Tim Geithner would have backed a Barclays bid for Lehman Brothers

Wolf of Wall Street
Leonardo DiCaprio in The Wolf of Wall Street, another Wall Steet story involving an element of fantasy. Photograph: Mary Cybulski/Paramount Pictures

It will never been known what might have happened if Lehman Brothers had not collapsed in 2008, unleashing a wave of panic on the financial markets that led to the bailout of banks around the world.

But Tim Geithner, president of the New York Federal Reserve bank at the time of Lehman's difficulties, admits that he would have backed a deal allowing Barclays to buy the Wall Street firm, potentially staving off its collapse. According to his book, Stress Test, Geithner would have supported the use of US public money to finance a loan helping Barclays secure a deal.

"In the end I'm confident the Fed would have helped finance a deal with a willing buyer," Geithner writes. But he also makes the point that this still would not have surmounted another stumbling block: that Barclays was required to put its takeover to a shareholder vote and that a loan "would not have eliminated the risk to Barclays".

In the end, the barriers to Barclays taking over Lehman Brothers were too high. But then, just days after Lehman's collapse in September 2008, Barclays was picking off the Wall Street operations of the business and embarking on a rapid expansion of its investment banking arm.

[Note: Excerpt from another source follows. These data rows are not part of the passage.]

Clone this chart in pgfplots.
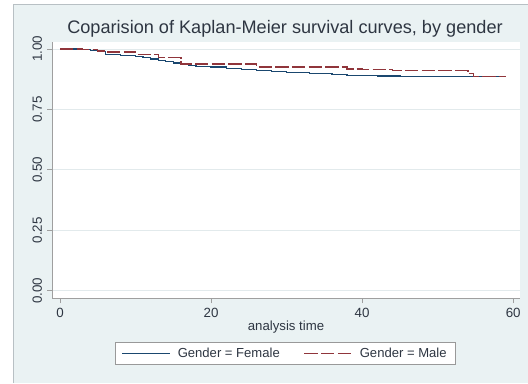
\documentclass[border=0pt]{standalone}
\usepackage{pgfplots}
\pgfplotsset{compat=1.18}
\usepackage{fontspec}
\setmainfont{Liberation Sans}

\definecolor{graphbg}{HTML}{EAF2F3}
\definecolor{femaleblue}{HTML}{1A476F}
\definecolor{malered}{HTML}{90353B}
\definecolor{framegray}{HTML}{B8C0C4}
\definecolor{gridcol}{HTML}{E2EAEC}
\definecolor{textdark}{HTML}{2E3642}

\begin{document}
\begin{tikzpicture}
\useasboundingbox (0,0) rectangle (396pt,287.25pt);
\fill[white] (0,0) rectangle (396pt,287.25pt);
% graph region
\fill[graphbg] (9.75pt,0) rectangle (396pt,284.25pt);
\draw[framegray, line width=0.6pt] (9.75pt,0) -- (9.75pt,284.25pt) -- (396pt,284.25pt);

\begin{axis}[
  at={(39pt,63.75pt)}, anchor=south west,
  scale only axis, width=351pt, height=192pt,
  xmin=-1.06, xmax=60.9, ymin=-0.030, ymax=1.029,
  axis background/.style={fill=white},
  axis x line*=bottom, axis y line*=left,
  axis line style={-, draw=gray!75, line width=0.6pt},
  tick style={draw=gray!75, line width=0.6pt},
  tick align=outside, major tick length=3.75pt,
  xtick={0,20,40,60},
  ytick={0,0.25,0.5,0.75,1},
  yticklabels={0.00,0.25,0.50,0.75,1.00},
  ymajorgrids, grid style={gridcol, line width=0.6pt},
  /pgf/number format/assume math mode=true,
  ticklabel style={font=\fontsize{10}{12}\selectfont, text=textdark},
  yticklabel style={xshift=-3.5pt, rotate=90, anchor=south, inner sep=0pt},
  xticklabel style={inner sep=0pt, yshift=-3.5pt, anchor=north},
  xlabel={analysis time},
  x label style={at={(axis description cs:0.5,-0.113)}, anchor=center,
    font=\fontsize{9.9}{12}\selectfont, text=textdark},
  legend columns=2,
  legend style={at={(axis description cs:0.499,-0.217)}, anchor=center,
    draw=gray!80, fill=white, line width=0.5pt,
    font=\fontsize{9.8}{12}\selectfont, text=textdark,
    inner xsep=4.5pt, inner ysep=2pt,
    /tikz/every odd column/.append style={column sep=3pt},
    /tikz/every even column/.append style={column sep=16pt}},
  legend image code/.code={\draw[#1] (0pt,0pt) -- (36pt,0pt);},
]
% Female
\addplot[const plot, femaleblue, line width=1pt] coordinates {
 (0,1.000) (3,0.998) (4,0.994) (5,0.990) (6,0.976) (8,0.972) (10,0.968)
 (11,0.964) (12,0.958) (13,0.952) (14,0.947) (15,0.942) (16,0.937)
 (17,0.933) (18,0.929) (20,0.925) (22,0.920) (24,0.916) (26,0.911)
 (28,0.907) (30,0.903) (33,0.898) (36,0.895) (38,0.891) (42,0.889)
 (45,0.886) (50,0.885) (59,0.885)
};
\addlegendentry{Gender = Female}
% Male
\addplot[const plot, malered, line width=1pt, dash pattern=on 10pt off 2.5pt] coordinates {
 (0,1.000) (3,0.997) (5,0.992) (6,0.988) (10,0.976) (13,0.964) (16,0.938)
 (26,0.925) (38,0.918) (40,0.914) (44,0.910) (54,0.900) (54.7,0.886) (59,0.886)
};
\addlegendentry{Gender = Male}
\end{axis}

\node[anchor=base, font=\fontsize{13.6}{16}\selectfont, text=textdark]
  at (213.75pt,262.3pt) {Coparision of Kaplan-Meier survival curves, by gender};
\end{tikzpicture}
\end{document}
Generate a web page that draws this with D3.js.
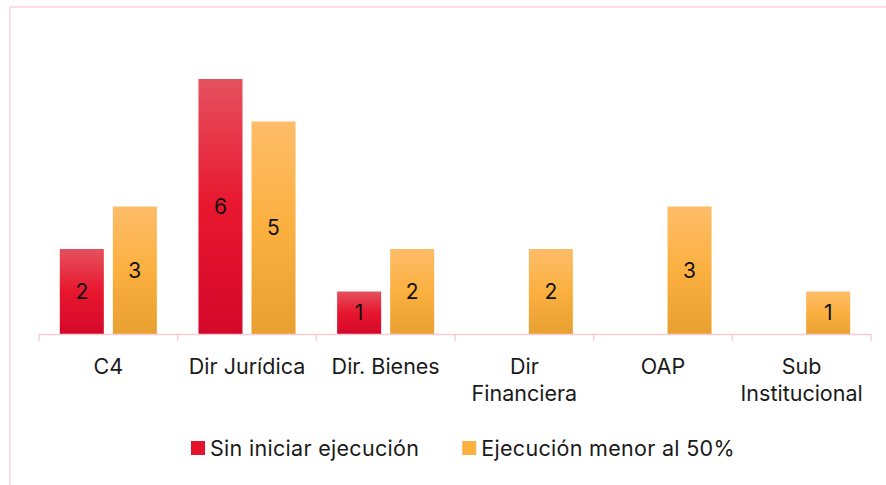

Five years on, Barclays has announced it will be closing large parts of the investment banking arm again, axing almost one in three jobs. A comment piece in the German newspaper Handelsblatt has urged Deutsche Bank to become a European investment bank capable of competing with Goldman Sachs and Morgan Stanley, now that Barclays is retrenching. Cue a mass arrival of CVs from Barclays' bankers.